For the copy, please give all of the data again exactly and leave the pictures out.
━━━ Data shown ━━━
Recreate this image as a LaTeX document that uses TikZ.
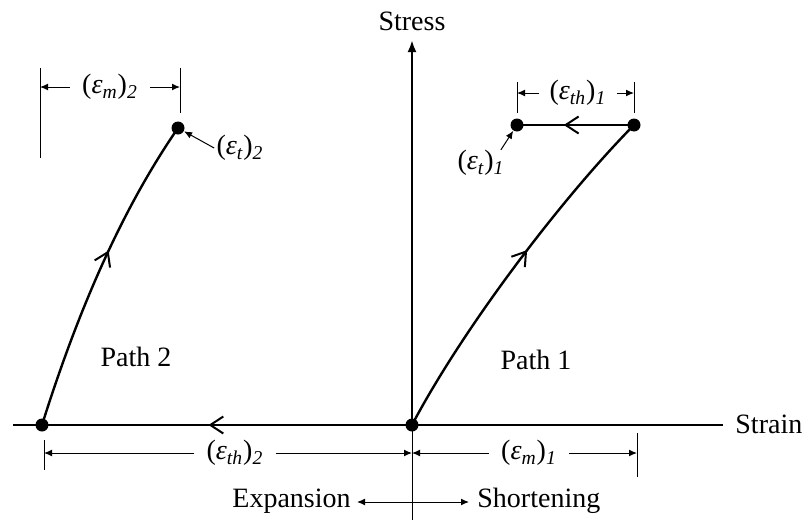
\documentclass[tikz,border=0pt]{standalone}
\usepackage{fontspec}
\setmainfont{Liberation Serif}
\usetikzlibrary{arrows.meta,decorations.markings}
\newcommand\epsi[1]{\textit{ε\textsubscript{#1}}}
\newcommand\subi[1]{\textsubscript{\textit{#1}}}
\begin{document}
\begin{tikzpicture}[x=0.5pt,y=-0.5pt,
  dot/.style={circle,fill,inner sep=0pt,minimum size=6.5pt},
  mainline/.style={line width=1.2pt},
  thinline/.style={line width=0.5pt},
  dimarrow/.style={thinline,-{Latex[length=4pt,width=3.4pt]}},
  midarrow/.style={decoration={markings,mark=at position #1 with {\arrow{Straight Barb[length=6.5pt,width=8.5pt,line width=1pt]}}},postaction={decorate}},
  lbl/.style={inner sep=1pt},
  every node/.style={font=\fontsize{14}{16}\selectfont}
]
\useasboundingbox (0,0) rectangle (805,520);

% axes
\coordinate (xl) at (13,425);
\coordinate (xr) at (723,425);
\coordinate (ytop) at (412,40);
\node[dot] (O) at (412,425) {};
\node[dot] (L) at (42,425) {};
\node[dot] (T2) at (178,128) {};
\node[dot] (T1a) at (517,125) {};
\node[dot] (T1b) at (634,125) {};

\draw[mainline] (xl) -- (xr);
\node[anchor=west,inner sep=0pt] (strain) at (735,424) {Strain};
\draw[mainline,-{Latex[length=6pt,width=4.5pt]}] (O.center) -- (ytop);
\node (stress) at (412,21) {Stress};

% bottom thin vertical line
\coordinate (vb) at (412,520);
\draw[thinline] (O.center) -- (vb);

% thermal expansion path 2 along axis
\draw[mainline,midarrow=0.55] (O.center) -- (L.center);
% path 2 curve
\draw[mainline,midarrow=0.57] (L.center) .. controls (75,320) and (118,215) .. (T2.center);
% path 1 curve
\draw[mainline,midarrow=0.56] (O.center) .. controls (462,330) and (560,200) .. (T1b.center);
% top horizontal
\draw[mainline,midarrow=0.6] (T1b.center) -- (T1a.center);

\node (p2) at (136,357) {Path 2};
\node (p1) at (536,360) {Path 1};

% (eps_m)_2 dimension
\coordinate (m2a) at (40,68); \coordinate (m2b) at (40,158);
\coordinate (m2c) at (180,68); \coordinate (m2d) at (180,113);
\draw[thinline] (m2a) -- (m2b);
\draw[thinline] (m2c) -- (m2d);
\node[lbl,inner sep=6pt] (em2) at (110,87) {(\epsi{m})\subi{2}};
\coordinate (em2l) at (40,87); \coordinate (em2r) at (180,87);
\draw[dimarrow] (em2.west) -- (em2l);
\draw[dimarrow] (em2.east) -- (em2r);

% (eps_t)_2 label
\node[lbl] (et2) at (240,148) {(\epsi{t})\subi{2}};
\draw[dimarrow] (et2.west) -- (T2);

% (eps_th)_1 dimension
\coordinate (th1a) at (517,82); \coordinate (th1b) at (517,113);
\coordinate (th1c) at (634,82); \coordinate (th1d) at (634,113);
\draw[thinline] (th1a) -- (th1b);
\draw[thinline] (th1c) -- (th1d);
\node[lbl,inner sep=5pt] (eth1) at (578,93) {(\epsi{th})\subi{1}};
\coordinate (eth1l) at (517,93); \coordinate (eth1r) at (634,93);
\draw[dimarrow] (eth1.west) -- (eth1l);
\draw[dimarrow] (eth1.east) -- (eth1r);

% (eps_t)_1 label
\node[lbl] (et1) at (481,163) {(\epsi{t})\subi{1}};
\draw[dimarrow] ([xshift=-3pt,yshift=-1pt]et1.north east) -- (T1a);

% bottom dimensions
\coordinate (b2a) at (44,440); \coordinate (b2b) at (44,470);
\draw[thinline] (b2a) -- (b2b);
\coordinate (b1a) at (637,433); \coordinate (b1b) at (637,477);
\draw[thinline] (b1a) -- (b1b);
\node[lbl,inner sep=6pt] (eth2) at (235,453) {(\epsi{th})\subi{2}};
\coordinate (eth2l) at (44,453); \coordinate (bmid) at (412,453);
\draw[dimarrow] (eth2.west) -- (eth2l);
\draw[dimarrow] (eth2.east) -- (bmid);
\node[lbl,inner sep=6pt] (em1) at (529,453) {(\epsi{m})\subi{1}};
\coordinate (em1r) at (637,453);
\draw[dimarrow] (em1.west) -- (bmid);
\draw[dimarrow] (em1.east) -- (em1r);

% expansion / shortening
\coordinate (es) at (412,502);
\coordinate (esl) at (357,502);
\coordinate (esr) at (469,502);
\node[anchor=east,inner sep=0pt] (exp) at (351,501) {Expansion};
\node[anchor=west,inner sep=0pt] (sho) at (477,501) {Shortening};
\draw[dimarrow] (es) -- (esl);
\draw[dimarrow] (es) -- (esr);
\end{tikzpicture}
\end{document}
━━━
◆ **Answer for the task**:
Recreate this image as a LaTeX document that uses TikZ.
\documentclass[tikz,border=0pt]{standalone}
\usepackage{fontspec}
\setmainfont{Liberation Serif}
\usetikzlibrary{arrows.meta,decorations.markings}
\newcommand\epsi[1]{\textit{ε\textsubscript{#1}}}
\newcommand\subi[1]{\textsubscript{\textit{#1}}}
\begin{document}
\begin{tikzpicture}[x=0.5pt,y=-0.5pt,
  dot/.style={circle,fill,inner sep=0pt,minimum size=6.5pt},
  mainline/.style={line width=1.2pt},
  thinline/.style={line width=0.5pt},
  dimarrow/.style={thinline,-{Latex[length=4pt,width=3.4pt]}},
  midarrow/.style={decoration={markings,mark=at position #1 with {\arrow{Straight Barb[length=6.5pt,width=8.5pt,line width=1pt]}}},postaction={decorate}},
  lbl/.style={inner sep=1pt},
  every node/.style={font=\fontsize{14}{16}\selectfont}
]
\useasboundingbox (0,0) rectangle (805,520);

% axes
\coordinate (xl) at (13,425);
\coordinate (xr) at (723,425);
\coordinate (ytop) at (412,40);
\node[dot] (O) at (412,425) {};
\node[dot] (L) at (42,425) {};
\node[dot] (T2) at (178,128) {};
\node[dot] (T1a) at (517,125) {};
\node[dot] (T1b) at (634,125) {};

\draw[mainline] (xl) -- (xr);
\node[anchor=west,inner sep=0pt] (strain) at (735,424) {Strain};
\draw[mainline,-{Latex[length=6pt,width=4.5pt]}] (O.center) -- (ytop);
\node (stress) at (412,21) {Stress};

% bottom thin vertical line
\coordinate (vb) at (412,520);
\draw[thinline] (O.center) -- (vb);

% thermal expansion path 2 along axis
\draw[mainline,midarrow=0.55] (O.center) -- (L.center);
% path 2 curve
\draw[mainline,midarrow=0.57] (L.center) .. controls (75,320) and (118,215) .. (T2.center);
% path 1 curve
\draw[mainline,midarrow=0.56] (O.center) .. controls (462,330) and (560,200) .. (T1b.center);
% top horizontal
\draw[mainline,midarrow=0.6] (T1b.center) -- (T1a.center);

\node (p2) at (136,357) {Path 2};
\node (p1) at (536,360) {Path 1};

% (eps_m)_2 dimension
\coordinate (m2a) at (40,68); \coordinate (m2b) at (40,158);
\coordinate (m2c) at (180,68); \coordinate (m2d) at (180,113);
\draw[thinline] (m2a) -- (m2b);
\draw[thinline] (m2c) -- (m2d);
\node[lbl,inner sep=6pt] (em2) at (110,87) {(\epsi{m})\subi{2}};
\coordinate (em2l) at (40,87); \coordinate (em2r) at (180,87);
\draw[dimarrow] (em2.west) -- (em2l);
\draw[dimarrow] (em2.east) -- (em2r);

% (eps_t)_2 label
\node[lbl] (et2) at (240,148) {(\epsi{t})\subi{2}};
\draw[dimarrow] (et2.west) -- (T2);

% (eps_th)_1 dimension
\coordinate (th1a) at (517,82); \coordinate (th1b) at (517,113);
\coordinate (th1c) at (634,82); \coordinate (th1d) at (634,113);
\draw[thinline] (th1a) -- (th1b);
\draw[thinline] (th1c) -- (th1d);
\node[lbl,inner sep=5pt] (eth1) at (578,93) {(\epsi{th})\subi{1}};
\coordinate (eth1l) at (517,93); \coordinate (eth1r) at (634,93);
\draw[dimarrow] (eth1.west) -- (eth1l);
\draw[dimarrow] (eth1.east) -- (eth1r);

% (eps_t)_1 label
\node[lbl] (et1) at (481,163) {(\epsi{t})\subi{1}};
\draw[dimarrow] ([xshift=-3pt,yshift=-1pt]et1.north east) -- (T1a);

% bottom dimensions
\coordinate (b2a) at (44,440); \coordinate (b2b) at (44,470);
\draw[thinline] (b2a) -- (b2b);
\coordinate (b1a) at (637,433); \coordinate (b1b) at (637,477);
\draw[thinline] (b1a) -- (b1b);
\node[lbl,inner sep=6pt] (eth2) at (235,453) {(\epsi{th})\subi{2}};
\coordinate (eth2l) at (44,453); \coordinate (bmid) at (412,453);
\draw[dimarrow] (eth2.west) -- (eth2l);
\draw[dimarrow] (eth2.east) -- (bmid);
\node[lbl,inner sep=6pt] (em1) at (529,453) {(\epsi{m})\subi{1}};
\coordinate (em1r) at (637,453);
\draw[dimarrow] (em1.west) -- (bmid);
\draw[dimarrow] (em1.east) -- (em1r);

% expansion / shortening
\coordinate (es) at (412,502);
\coordinate (esl) at (357,502);
\coordinate (esr) at (469,502);
\node[anchor=east,inner sep=0pt] (exp) at (351,501) {Expansion};
\node[anchor=west,inner sep=0pt] (sho) at (477,501) {Shortening};
\draw[dimarrow] (es) -- (esl);
\draw[dimarrow] (es) -- (esr);
\end{tikzpicture}
\end{document}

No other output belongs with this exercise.